日付替わって昨夜(9日)夜に、静岡AOIで開かれた「静岡にみどりを増やす会 公開フォーラム」に行ってきました。
現在静岡市では都市部において一人あたりの2.9本しか樹木がないのだそうです。
その2.9に因んで2月9日に開催されました。
ゲストとして俳優の赤井英和氏が招かれたほか、静岡県の川勝知事、静岡市の田辺市長、静岡県立大学の木苗学長など、蒼々たるメンバーが招かれていました。
冒頭、川勝知事がハイテンションにスピーチ。昼間もパネルディスカッションで熱く語っていたのを観ましたから、その熱気たるや大したものです。
基調講演はみどりを増やす会の田中代表と、赤井英和氏によって行われました。
来週月曜13日に安倍川堤防にある56本も松の木が伐採されるとのことでした。
静岡大橋や東名の安倍川橋をわたっていますと富士山をバックに安倍川の松並木が観られましたが、これからは観られなくなってしまいます。いずれも樹齢200年を超えるものだそうで、会場からも反発の声が聞かれました。
後半はパネルディスカッションが行われましたが、パネラーの皆様はいずれも緑化に対して非常に熱心で、様々な事例が紹介されました。
中でも、韓国・大邱市の街路樹のプラタナスは延び延びと枝を広げているのに対し、静岡市・森下小学校前の街路樹のプラタナスは電柱や電線に頭を押さえつけられて肩身が狭く見える様子が紹介されたのには、非常に衝撃的でした。
一方、批判の矢面に立たされた格好だったのが静岡市の田辺市長。
「道路が狭い」と苦しい胸の内を話すものの、「それはいいわけに過ぎない」と厳しい批判の言葉が投げかけられました。
とはいえ、問題点は行政にはあるものの、市民の側にもあります。
街路樹が敬遠されている理由に、市に対する住民の苦情が大きいと考えられます。
街路樹が多い広島市などに比べると静岡市では一本あたりの維持費が非常に高額になっています。
これは、市民の苦情に対して市役所が逐一対応しているからであるようです。「落ち葉で雨樋が詰まったので除去して欲しい」「落ち葉のないように早めに剪定して欲しい」などの要望が多数寄せられるため、手のかかる街路樹に二の足を踏むのは当然の選択でしょう。
何故、広島市などが低い維持管理費で多くの樹木を維持出来ているのかというと、住民が積極的に維持管理に拘わっていることが要因とのこと。

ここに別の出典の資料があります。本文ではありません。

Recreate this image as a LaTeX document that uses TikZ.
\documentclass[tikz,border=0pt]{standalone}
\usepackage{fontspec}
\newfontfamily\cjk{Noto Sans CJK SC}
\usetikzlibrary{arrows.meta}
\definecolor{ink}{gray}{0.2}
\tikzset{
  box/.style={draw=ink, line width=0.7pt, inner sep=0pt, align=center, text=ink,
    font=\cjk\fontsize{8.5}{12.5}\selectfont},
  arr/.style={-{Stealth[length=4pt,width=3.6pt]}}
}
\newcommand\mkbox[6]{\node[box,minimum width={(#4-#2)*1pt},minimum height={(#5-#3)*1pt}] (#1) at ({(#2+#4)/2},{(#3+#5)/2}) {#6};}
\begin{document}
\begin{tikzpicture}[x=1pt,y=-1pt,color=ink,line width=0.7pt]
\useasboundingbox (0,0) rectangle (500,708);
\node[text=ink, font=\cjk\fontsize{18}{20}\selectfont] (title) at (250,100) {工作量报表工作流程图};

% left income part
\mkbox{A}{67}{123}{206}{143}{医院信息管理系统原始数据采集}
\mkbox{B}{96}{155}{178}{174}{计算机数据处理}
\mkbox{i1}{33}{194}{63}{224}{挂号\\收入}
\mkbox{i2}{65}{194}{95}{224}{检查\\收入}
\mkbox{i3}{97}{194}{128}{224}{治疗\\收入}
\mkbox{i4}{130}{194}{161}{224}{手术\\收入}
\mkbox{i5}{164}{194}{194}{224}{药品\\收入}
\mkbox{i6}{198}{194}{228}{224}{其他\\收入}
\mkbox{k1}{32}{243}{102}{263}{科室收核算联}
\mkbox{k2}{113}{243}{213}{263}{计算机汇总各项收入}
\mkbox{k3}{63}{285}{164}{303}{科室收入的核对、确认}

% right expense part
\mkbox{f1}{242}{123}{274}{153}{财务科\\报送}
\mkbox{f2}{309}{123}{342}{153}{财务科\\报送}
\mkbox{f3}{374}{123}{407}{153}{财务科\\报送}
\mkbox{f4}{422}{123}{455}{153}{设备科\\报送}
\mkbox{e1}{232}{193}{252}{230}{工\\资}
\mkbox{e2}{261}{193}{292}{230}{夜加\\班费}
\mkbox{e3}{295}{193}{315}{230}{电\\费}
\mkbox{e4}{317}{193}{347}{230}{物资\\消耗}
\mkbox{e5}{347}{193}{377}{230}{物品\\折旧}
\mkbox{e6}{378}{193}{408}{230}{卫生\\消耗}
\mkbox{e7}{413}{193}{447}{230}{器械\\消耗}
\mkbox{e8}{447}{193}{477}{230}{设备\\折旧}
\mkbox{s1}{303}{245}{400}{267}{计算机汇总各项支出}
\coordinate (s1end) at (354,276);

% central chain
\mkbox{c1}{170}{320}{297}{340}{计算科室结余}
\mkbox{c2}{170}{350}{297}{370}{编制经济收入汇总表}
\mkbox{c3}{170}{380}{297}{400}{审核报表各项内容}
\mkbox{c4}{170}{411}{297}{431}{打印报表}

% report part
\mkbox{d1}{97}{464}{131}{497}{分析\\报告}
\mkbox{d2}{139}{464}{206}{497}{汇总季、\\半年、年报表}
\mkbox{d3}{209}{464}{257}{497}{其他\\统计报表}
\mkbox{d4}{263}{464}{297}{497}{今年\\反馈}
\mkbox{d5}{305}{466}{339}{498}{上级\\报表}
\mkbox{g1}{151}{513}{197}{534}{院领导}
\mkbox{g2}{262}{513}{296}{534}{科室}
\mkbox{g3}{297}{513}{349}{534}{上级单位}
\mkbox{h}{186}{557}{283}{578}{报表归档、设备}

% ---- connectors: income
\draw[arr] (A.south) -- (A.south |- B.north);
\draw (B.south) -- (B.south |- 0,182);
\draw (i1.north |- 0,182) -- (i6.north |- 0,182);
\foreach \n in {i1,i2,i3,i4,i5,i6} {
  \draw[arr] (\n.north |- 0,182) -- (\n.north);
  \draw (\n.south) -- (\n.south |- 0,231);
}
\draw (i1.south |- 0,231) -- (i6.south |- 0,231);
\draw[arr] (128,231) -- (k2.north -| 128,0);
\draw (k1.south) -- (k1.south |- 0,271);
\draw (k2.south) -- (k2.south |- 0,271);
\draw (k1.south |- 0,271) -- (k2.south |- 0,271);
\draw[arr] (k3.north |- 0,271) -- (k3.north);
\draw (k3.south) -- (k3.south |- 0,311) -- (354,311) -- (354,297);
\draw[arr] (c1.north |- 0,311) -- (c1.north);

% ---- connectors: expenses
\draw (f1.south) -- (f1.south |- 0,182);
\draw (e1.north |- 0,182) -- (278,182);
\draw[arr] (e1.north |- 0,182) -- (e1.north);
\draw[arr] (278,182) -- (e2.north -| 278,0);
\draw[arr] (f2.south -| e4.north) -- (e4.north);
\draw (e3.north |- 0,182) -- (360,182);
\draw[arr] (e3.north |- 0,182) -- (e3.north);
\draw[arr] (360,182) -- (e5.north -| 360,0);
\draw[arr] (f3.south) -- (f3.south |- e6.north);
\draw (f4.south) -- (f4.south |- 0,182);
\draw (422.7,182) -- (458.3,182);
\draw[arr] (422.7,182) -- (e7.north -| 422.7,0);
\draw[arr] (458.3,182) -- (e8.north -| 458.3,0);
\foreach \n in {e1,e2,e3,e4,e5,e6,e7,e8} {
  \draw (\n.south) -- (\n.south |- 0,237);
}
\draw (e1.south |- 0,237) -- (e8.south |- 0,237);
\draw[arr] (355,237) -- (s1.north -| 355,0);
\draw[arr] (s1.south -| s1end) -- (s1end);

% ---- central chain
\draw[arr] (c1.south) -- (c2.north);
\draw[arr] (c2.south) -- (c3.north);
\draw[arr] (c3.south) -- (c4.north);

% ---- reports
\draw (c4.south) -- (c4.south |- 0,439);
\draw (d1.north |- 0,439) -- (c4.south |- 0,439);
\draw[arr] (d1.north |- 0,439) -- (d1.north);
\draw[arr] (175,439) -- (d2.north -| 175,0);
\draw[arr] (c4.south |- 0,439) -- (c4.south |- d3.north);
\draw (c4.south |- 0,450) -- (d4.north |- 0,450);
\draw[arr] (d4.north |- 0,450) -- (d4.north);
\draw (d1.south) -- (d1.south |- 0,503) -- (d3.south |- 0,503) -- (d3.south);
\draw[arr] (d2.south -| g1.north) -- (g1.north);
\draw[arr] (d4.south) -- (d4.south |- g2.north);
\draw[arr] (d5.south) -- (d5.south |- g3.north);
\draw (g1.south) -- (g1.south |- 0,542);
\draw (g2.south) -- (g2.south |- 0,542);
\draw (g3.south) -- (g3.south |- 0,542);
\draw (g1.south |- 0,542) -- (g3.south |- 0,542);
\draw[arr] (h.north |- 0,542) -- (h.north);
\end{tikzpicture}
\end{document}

落ち葉の処理などは住民自らが行うため、市役所に苦情が行くこともなく低コストで維持管理が出来ているわけです。
静岡でもこうした体制を整えることが必要でしょう。
今回のフォーラムは大盛況で臨時に席も設けられるほどでしたが、さてそれが市民全体に広がるかは未知数です。
「おまかせ民主主義」になれてしまった人は面倒臭いと感じることでしょう。
個人的には静岡市全体にみどりを広げることも重要かも知れませんが、地域間で競争させることも必要ではないかと思います。

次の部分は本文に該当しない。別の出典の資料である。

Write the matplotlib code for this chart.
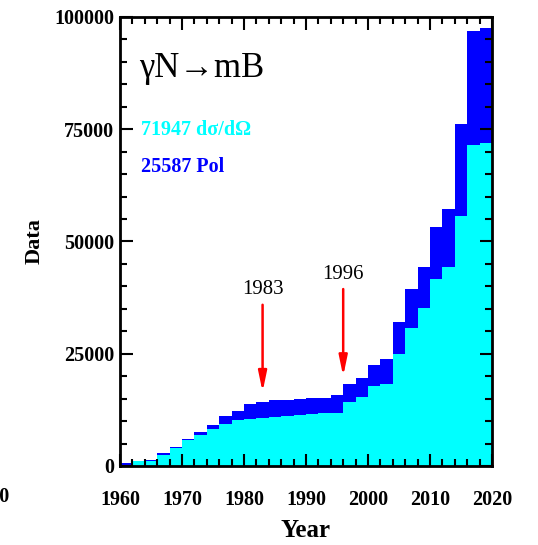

地域の緑化や環境整備に住民全体が熱心な地区には積極的に街路樹を設ける反面、おまかせ的志向が強い自治会はある程度後回しにされても仕方ないでしょう。住民が積極的に動く地域は環境もよくなり、地域の価値が向上する反面、そうでない地区は沈下していく。汗を流さないなら資産価値の目減りも甘受していただくのが自然だと思います。
また、街路樹にこだわるのもいいですが、下町によくあるような家の前に植木鉢が所狭しと置かれている人情味のある緑化も評価していいのではないかと私は感じました。